Photo Credit || Aaron and Jillian Photography
On the Big Day
You’ll have plenty of tasks to keep you busy on the day of, especially if your bride-to-be didn’t hire a wedding planner. Here’s everything a maid of honor is typically responsible for on the day of the wedding:
- Know the wedding day timeline like the back of your hand so you can make sure everything stay on schedule and that you and the ‘maids are where you need to be at all times.
- Keep a list of vendor and family numbers on you. This way you won’t have to go scrambling for numbers or bother the bride when something goes awry.
- Be the “go-to” person should any problems arise. The “go to” person should never ever be the bride, so if there is no wedding planner, make it clear to everyone that you are that person and deal with any hiccups or temperamental guests that come up throughout the big day.
- Make sure the bridesmaids are informed and on schedule. Make sure each bridesmaid has an itinerary and throughout the day do a quick check to make sure each ‘maid is where she needs to be and ready to go. That doesn’t mean you should turn into a bossy tyrant or treat everyone else like children; it simply means that you should just do your best to keep everyone organized and on track.
- Help the bride get ready. If the hair dresser needs bobby pins, grab some. If the bride needs help bustling her dress, bustle her up. Basically, be ready and on hand to grab or do whatever the bride and her vendors need to get her ready and looking flawless.
- Run errands for the bride. During the pre-ceremony portion of the day, the bride is often tied down to the beauty chair with makeup artists and hair stylists crowded around her. Obviously, she can’t get up and get her phone, grab a snack, relay messages to the groom, etc., so be the person who does those things for her. It will really help her relax and stay calm during the stressful hours of morning prep.
- Keep the groom’s ring safe and secure. Experts (otherwise known as wedding planners) say that the best way to keep track of the groom’s ring is to wear it on your thumb. If it’s too big for your thumb, stow it away somewhere you know it will be safe and you can access it in a snap. Nothing will be worse than standing at the ceremony and realizing that you’ve left his ring back in the bridal suite.
- Help keep the bride relaxed. Make sure no drama or stress from family or guests reaches her. Tell her jokes, take trips down memory lane, and we’ll say this one again because it’s just that important: for goodness’ sake, do your best to keep drama and over-the-top guests and family members away.
Credit || Sean Money + Elizabeth Fay
Photo Credit || Asya Photography
During the Ceremony
- Fluff the bride’s train as needed. Give the dress a fluff right before she walks down the aisle and after she arrives at the alter. Then, help her adjust throughout the day if something is out of sorts.

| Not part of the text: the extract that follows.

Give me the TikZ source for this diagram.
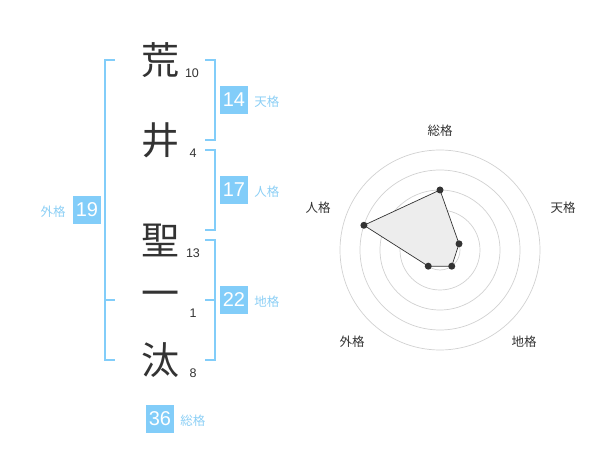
\documentclass[tikz,border=0pt]{standalone}
\usepackage{fontspec}
\setmainfont{Liberation Sans}
\newfontfamily\jp{Noto Sans CJK JP}
\usetikzlibrary{positioning}
\definecolor{kakublue}{HTML}{82CDF9}
\definecolor{kakutext}{HTML}{8CCFF5}
\definecolor{ink}{HTML}{333333}
\tikzstyle{kanji}=[text=ink, font=\jp\fontsize{38}{38}\selectfont, inner sep=0pt]
\tikzstyle{strokes}=[text=ink, font=\fontsize{12.5}{12.5}\selectfont, inner sep=0pt]
\tikzstyle{score}=[fill=kakublue, text=white, minimum size=28pt, inner sep=0pt, font=\fontsize{20}{20}\selectfont]
\tikzstyle{kaku}=[text=kakutext, font=\jp\fontsize{12.5}{12.5}\selectfont, inner sep=0pt]
\tikzstyle{bracket}=[draw=kakublue, line width=2pt]
\tikzstyle{ring}=[draw=black!18, line width=0.7pt]
\tikzstyle{area}=[fill=black!7, draw=ink, line width=0.7pt]
\tikzstyle{vertex}=[circle, fill=ink, inner sep=0pt, minimum size=7pt]
\tikzstyle{axis}=[text=ink, font=\jp\fontsize{12.5}{12.5}\selectfont, inner sep=0pt]

\begin{document}
\begin{tikzpicture}[x=1pt, y=-1pt, node distance=6pt]
      \useasboundingbox (0,0) rectangle (600,470);

      % name
      \node[kanji] (k0) at (160,60) {荒};
      \node[kanji] (k1) at (160,140) {井};
      \node[kanji] (k2) at (160,240) {聖};
      \node[kanji] (k3) at (160,299) {一};
      \node[kanji] (k4) at (160,360) {汰};
      \node[strokes] (n0) at (192,73) {10};
      \node[strokes] (n1) at (193,153) {4};
      \node[strokes] (n2) at (193,253) {13};
      \node[strokes] (n3) at (193,313) {1};
      \node[strokes] (n4) at (193,373) {8};

      % brackets
      \draw[bracket] (205,60) -- (215,60) -- (215,140) -- (205,140);
      \draw[bracket] (205,150) -- (215,150) -- (215,230) -- (205,230);
      \draw[bracket] (205,240) -- (215,240) -- (215,360) -- (205,360);
      \draw[bracket] (205,300) -- (215,300);
      \draw[bracket] (115,60) -- (105,60) -- (105,360) -- (115,360);
      \draw[bracket] (105,300) -- (115,300);

      % scores
      \node[score] (s0) at (234,100) {14};
      \node[kaku] (l0) [right=of s0,yshift=-2pt] {天格};
      \node[score] (s1) at (234,190) {17};
      \node[kaku] (l1) [right=of s1,yshift=-2pt] {人格};
      \node[score] (s2) at (234,300) {22};
      \node[kaku] (l2) [right=of s2,yshift=-2pt] {地格};
      \node[score] (s3) at (87,210) {19};
      \node[kaku] (l3) [left=7pt of s3,yshift=-2pt] {外格};
      \node[score] (s4) at (160,419) {36};
      \node[kaku] (l4) [right=of s4,yshift=-2pt] {総格};

      % radar
      \begin{scope}[shift={(440,250)}, y=1pt]
      \draw[ring] (0,0) circle[radius=20pt];
      \draw[ring] (0,0) circle[radius=40pt];
      \draw[ring] (0,0) circle[radius=60pt];
      \draw[ring] (0,0) circle[radius=80pt];
      \draw[ring] (0,0) circle[radius=100pt];
      \fill[black!20] (0,0) circle[radius=4pt];
      \coordinate (v0) at (90:60);
      \coordinate (v1) at (18:20);
      \coordinate (v2) at (-54:20);
      \coordinate (v3) at (-126:20);
      \coordinate (v4) at (162:80);
      \filldraw[area] (v0) -- (v1) -- (v2) -- (v3) -- (v4) -- cycle;
      \node[vertex] (d0) at (v0) {};
      \node[vertex] (d1) at (v1) {};
      \node[vertex] (d2) at (v2) {};
      \node[vertex] (d3) at (v3) {};
      \node[vertex] (d4) at (v4) {};
      \node[axis] (a0) at (0,119) {総格};
      \node[axis] (a1) at (123,42) {天格};
      \node[axis] (a2) at (84,-92) {地格};
      \node[axis] (a3) at (-88,-92) {外格};
      \node[axis] (a4) at (-122,42) {人格};
      \end{scope}
\end{tikzpicture}
\end{document}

- Hold the bride’s bouquet during the vow exchange. Keep this detail in the back of your mind when the ceremony begins. Often, the bride and the maid of honor both forget about this detail and the exchange gets a bit fumbled and awkward. Before she walks back down the aisle after the first kiss, give her back her bouquet—this is another big one that both the maid of honor and bride forgets!
- Hand over the groom’s ring at the right time. Like we said, make sure you have the ring all ready to go when this big moment arrives. During this portion, definitely keep it on your thumb and not tucked away inside your dress (trust us, it’s gonna be awkward for you to pull the ring out of your bra or out of the deep depths of your dress when you’ve got two fat bouquets in hand).

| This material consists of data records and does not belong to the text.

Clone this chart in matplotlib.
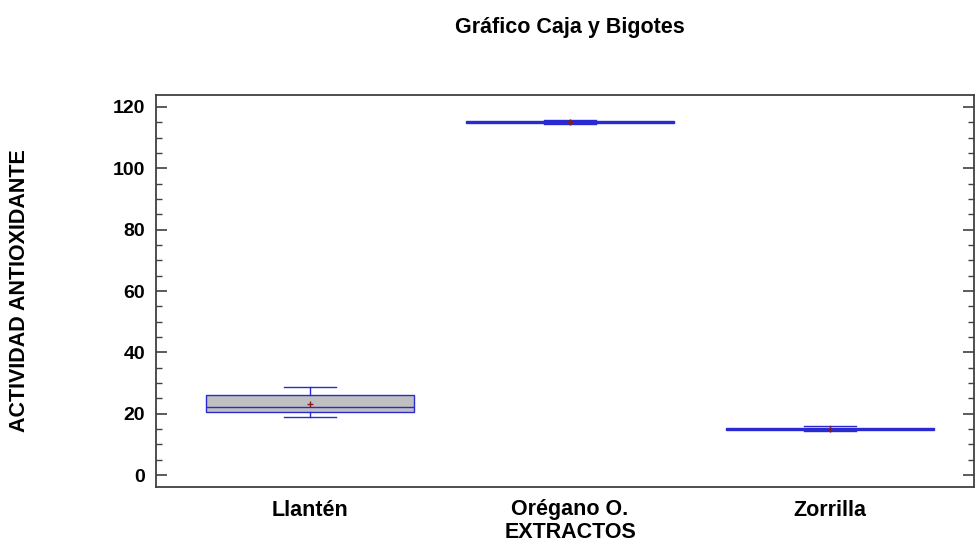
import matplotlib.pyplot as plt
from matplotlib.ticker import MultipleLocator

plt.rcParams['font.family'] = ['Liberation Sans', 'DejaVu Sans']

# datos
extractos = ['Llantén', 'Orégano O.', 'Zorrilla']
q1 = [20.5, 114.7, 14.6]
mediana = [22.1, 115.0, 15.0]
q3 = [26.0, 115.3, 15.4]
bigote_inf = [18.9, 114.3, 14.4]
bigote_sup = [28.6, 115.7, 16.0]
media = [23.1, 115.0, 15.0]

stats = []
for i, nombre in enumerate(extractos):
    stats.append({'label': nombre, 'q1': q1[i], 'med': mediana[i], 'q3': q3[i],
                  'whislo': bigote_inf[i], 'whishi': bigote_sup[i],
                  'mean': media[i], 'fliers': []})

azul = '#2a2ad0'
fig = plt.figure(figsize=(9.75, 5.43), dpi=100)
ax = fig.add_axes([156 / 975, 1 - 487 / 543, 818 / 975, 392 / 543])

ax.bxp(stats, positions=[1, 2, 3], widths=0.8, patch_artist=True, showmeans=True,
       boxprops=dict(facecolor='#c0c0c0', edgecolor=azul, linewidth=1.0),
       medianprops=dict(color=azul, linewidth=1.0),
       whiskerprops=dict(color=azul, linewidth=1.0),
       capprops=dict(color=azul, linewidth=1.0), capwidths=0.2,
       meanprops=dict(marker='+', markeredgecolor='#8b1a1a', markersize=5,
                      markeredgewidth=1))

ax.set_xlim(0.408, 3.554)
ax.set_ylim(-3.9, 123.9)
ax.yaxis.set_major_locator(MultipleLocator(20))
ax.yaxis.set_minor_locator(MultipleLocator(5))
ax.tick_params(axis='y', which='both', direction='in', left=True, right=True,
               color='#404040')
ax.tick_params(axis='y', which='major', length=8, width=1.2, pad=8)
ax.tick_params(axis='y', which='minor', length=4, width=1)
ax.tick_params(axis='x', length=0, pad=9)
for lbl in ax.get_yticklabels():
    lbl.set_fontweight('bold')
    lbl.set_fontsize(14)
for lbl in ax.get_xticklabels():
    lbl.set_fontweight('bold')
    lbl.set_fontsize(15.5)
for s in ax.spines.values():
    s.set_color('#404040')
    s.set_linewidth(1.3)

fig.text(570 / 975, 1 - 533 / 543, 'EXTRACTOS', ha='center', va='center',
         fontsize=15.5, fontweight='bold')
fig.text(20 / 975, 1 - 291 / 543, 'ACTIVIDAD ANTIOXIDANTE', ha='center', va='center',
         rotation=90, fontsize=15.5, fontweight='bold')
fig.text(570 / 975, 1 - 28 / 543, 'Gráfico Caja y Bigotes', ha='center', va='center',
         fontsize=15.5, fontweight='bold')

fig.savefig('out.png', dpi=100)
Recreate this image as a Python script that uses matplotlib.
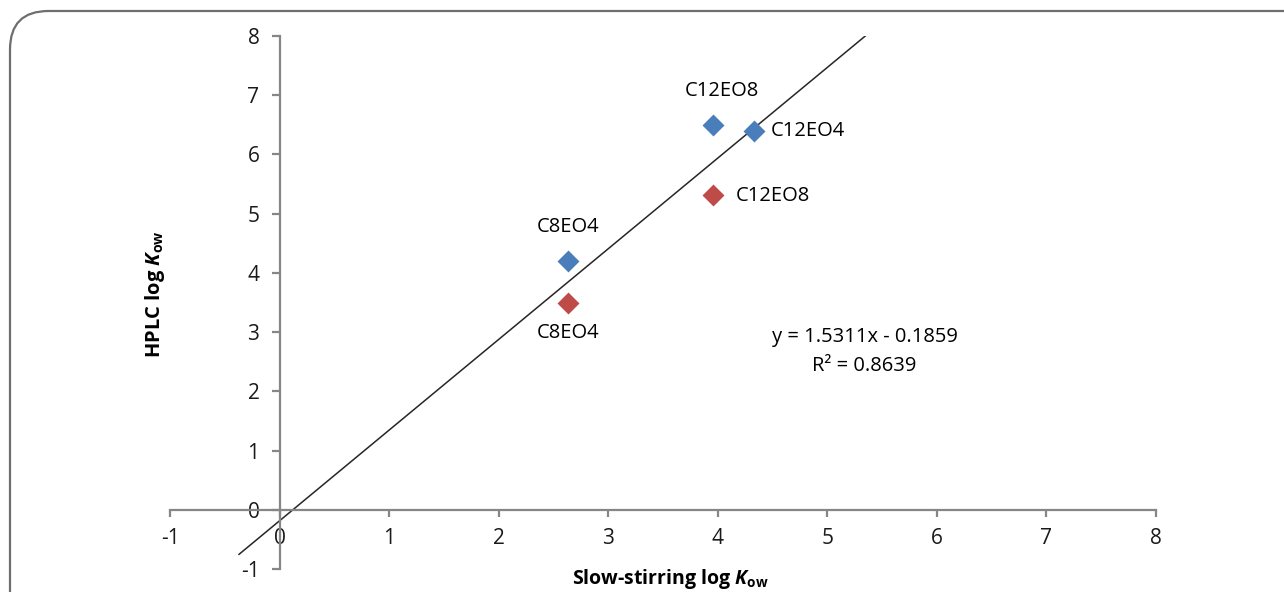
import matplotlib
matplotlib.use("Agg")
import matplotlib.pyplot as plt
from matplotlib.patches import FancyBboxPatch
import numpy as np

plt.rcParams['font.family'] = ['Open Sans', 'DejaVu Sans']
plt.rcParams['mathtext.fontset'] = 'custom'
plt.rcParams['mathtext.rm'] = 'Open Sans'
plt.rcParams['mathtext.it'] = 'Open Sans:italic'
plt.rcParams['mathtext.bf'] = 'Open Sans:bold'
plt.rcParams['mathtext.bfit'] = 'Open Sans:italic:bold'

# Data
blue_names = ["C8EO4", "C12EO8", "C12EO4"]
blue_x = [2.63, 3.96, 4.33]
blue_y = [4.20, 6.50, 6.40]
red_names = ["C8EO4", "C12EO8"]
red_x = [2.63, 3.96]
red_y = [3.50, 5.32]
slope = 1.5311
intercept = -0.1859
r2 = 0.8639
line_x = [-0.37, (8 - intercept) / slope]
x_ticks = [-1, 0, 1, 2, 3, 4, 5, 6, 7, 8]
y_ticks = [-1, 0, 1, 2, 3, 4, 5, 6, 7, 8]

W, H = 1284, 592
fig = plt.figure(figsize=(W / 100, H / 100), dpi=100)

# rounded border
border = FancyBboxPatch((10 / W, -60 / H), (1360 - 10) / W, (581 + 60) / H,
                        boxstyle="round,pad=0,rounding_size=0.03",
                        transform=fig.transFigure, fill=False,
                        edgecolor='#6e6e6e', linewidth=1.6,
                        mutation_aspect=W / H)
fig.patches.append(border)

ax = fig.add_axes([170 / W, 1 - 569 / H, (1156 - 170) / W, (569 - 36) / H])
ax.set_xlim(-1, 8)
ax.set_ylim(-1, 8)

axis_col = '#868686'
for s in ['top', 'right']:
    ax.spines[s].set_visible(False)
ax.spines['left'].set_position(('data', 0))
ax.spines['bottom'].set_position(('data', 0))
for s in ['left', 'bottom']:
    ax.spines[s].set_color(axis_col)
    ax.spines[s].set_linewidth(1.6)

ax.set_xticks(x_ticks)
ax.set_yticks(y_ticks)
ax.set_xticklabels([str(v) for v in x_ticks])
ax.set_yticklabels([str(v) for v in y_ticks])
ax.tick_params(axis='x', direction='out', length=5, width=1.6, color=axis_col,
               labelsize=15, pad=8, labelcolor='#1a1a1a')
ax.tick_params(axis='y', direction='out', length=5.5, width=1.6, color=axis_col,
               labelsize=15, pad=9, labelcolor='#1a1a1a')

# regression line
lx = np.array(line_x)
ax.plot(lx, slope * lx + intercept, color='#262626', linewidth=1.1, zorder=2)

# points
ax.scatter(blue_x, blue_y, marker='D', s=125, color='#4a7ebb', zorder=3, linewidths=0)
ax.scatter(red_x, red_y, marker='D', s=125, color='#be4b48', zorder=3, linewidths=0)

fs = 14.5
# blue labels
ax.text(blue_x[0], blue_y[0] + 0.58, blue_names[0], ha='center', va='center', fontsize=fs)
ax.text(blue_x[1] + 0.08, blue_y[1] + 0.57, blue_names[1], ha='center', va='center', fontsize=fs)
ax.text(blue_x[2] + 0.15, blue_y[2], blue_names[2], ha='left', va='center', fontsize=fs)
# red labels
ax.text(red_x[0], red_y[0] - 0.52, red_names[0], ha='center', va='center', fontsize=fs)
ax.text(red_x[1] + 0.2, red_y[1] - 0.03, red_names[1], ha='left', va='center', fontsize=fs)

# equation
ax.text(5.34, 2.92, "y = %.4fx - %.4f" % (slope, -intercept), ha='center', va='center', fontsize=fs)
ax.text(5.34, 2.43, "R² = %.4f" % r2, ha='center', va='center', fontsize=fs)

# axis labels
fig.text(670 / W, 1 - 579 / H, r'Slow-stirring log $\mathbfit{K}_{\mathbf{ow}}$',
         ha='center', va='center', fontsize=14, fontweight='bold')
fig.text(155 / W, 1 - 294 / H, r'HPLC log $\mathbfit{K}_{\mathbf{ow}}$',
         ha='center', va='center', fontsize=14.5, fontweight='bold', rotation=90)

fig.savefig('out.png', dpi=100)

Before and During Reception
- Help the bride bustle, change outfits, etc., as needed. Make yourself ready and available during transitions throughout the day so you can help the bride easily change out of one outfit to another, bustle her dress, or, when the time arises, go to the bathroom.
- Help the bride stay hydrated and make sure she eats something. Between greeting guests, dancing, and participating in traditional wedding activities (bouquet toss, cake cutting, etc.), the bride often doesn’t have time to fill up her drink or grab a bite of food on the wedding day. Do all that you can to hand her a drink throughout the day, refill her glass when it’s empty, and help her sneak in a meal…even if it’s a quick one!
- Act as a greeter and hostess for guests. Point the guests to the guest book station, favors, gift tables, etc., throughout the day so all the guests don’t go rushing to the happy couple with these inquiries.
- Give your maid of honor toast. Make sure you are available and ready when the hour of your toast arrives. As in, don’t be off in the bathroom or down the hall packing up gifts while everyone is waiting for you to take the mic.
Photo Credit || Colin Lyons Photography
- Help the bride pack up her things (or already have it done). Discuss this with the bride before the wedding day and make a plan. Whatever you agree upon, make sure her wishes are fulfilled before it’s time to exit the celebration.
- Make sure the wedding gifts/cards are transported to the appointed car. Since it’s likely you’ll be helping the bride throughout the entire reception, it’s probably best to appoint someone to handle this task (often a groomsman). Just follow up with said person and make sure it has been accomplished before it’s time for the big send-off.
- Take care of the bride’s dress if she changes into send-off outfit. If the bride does end up changing into another outfit before the getaway, take responsibility for caring for her dress while she’s on the honeymoon. That said, don’t just run off with it without having already discussed it with the bride.
- Stay for any needed cleanup duties. Just because the bride and groom have driven off in their send-off car and guests are leaving doesn’t mean that you should pack up and do the same. As maid of honor, it’s respectful and proper to stick around and make sure that the venue is cleaned up and left in tip-top shape. Before you take off your heels and bid everyone adieu, do a quick sweep and handle any tasks that are left unfinished and any mess that has been left behind.
See? Being a maid of honor isn’t all that difficult! All that separates you from being stressed and having the time of your life is just the short little checklist above, so don’t make this journey without it.